Crossrail first received official backing as far back as 1989 when Margaret Thatcher's government published a study advocating an east-west service. Its then projected cost was £900 million.

But Crossrail's chances of ever being built appeared to have vanished when in 1994 the Conservative government scrapped it on cost grounds. It was periodically revived in the following decade but finally got the green light in October 2007, when — only days before he was expected to call a general election which he shied away from — Mr Brown officially gave it the go-ahead.

Mr Johnson said today: "The years of hesitation, irresolution and vacillation are over, the shovels have tasted earth and the construction of a railway that is crucial to the economic prosperity of this great city has begun.

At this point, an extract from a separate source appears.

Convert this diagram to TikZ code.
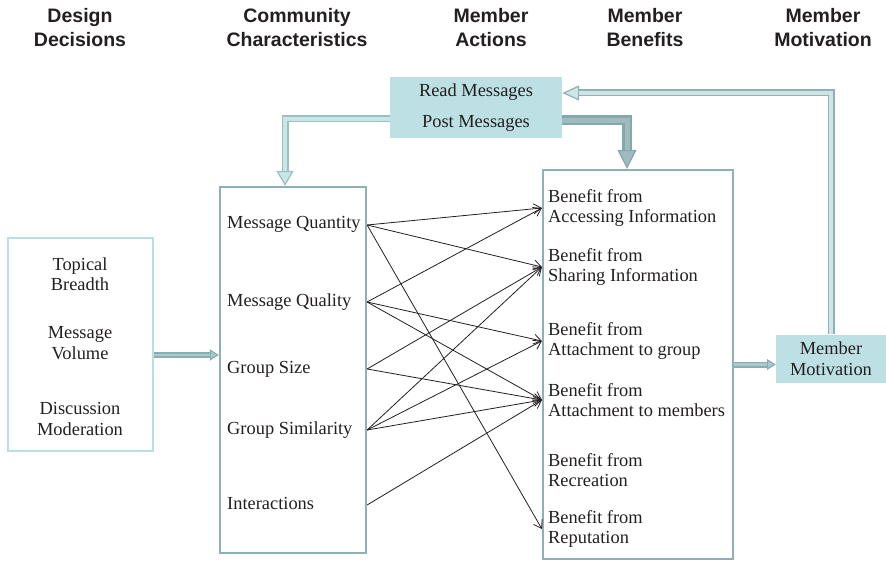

"This will create and support thousands of jobs and relieve congestion. When the first of Crossrail's chariots glides smoothly along its lines it will change the face of transport for ever."

The scheme, which also includes a section running through to Abbey Wood in south-east London and a spur line to Heathrow, will be funded by central government, Transport for London and the private sector.

But Baroness Valentine, chief executive of business group London First, said: "Crossrail will bring 72,000 people per hour at peak time to and from the capital's centre, linking Heathrow directly to Canary Wharf and the Thames Gateway to the City and the West End. It will add 10 per cent to London's rail capacity.

"Some may ask if we can afford it. It's the wrong question. Can we afford not to build Crossrail?"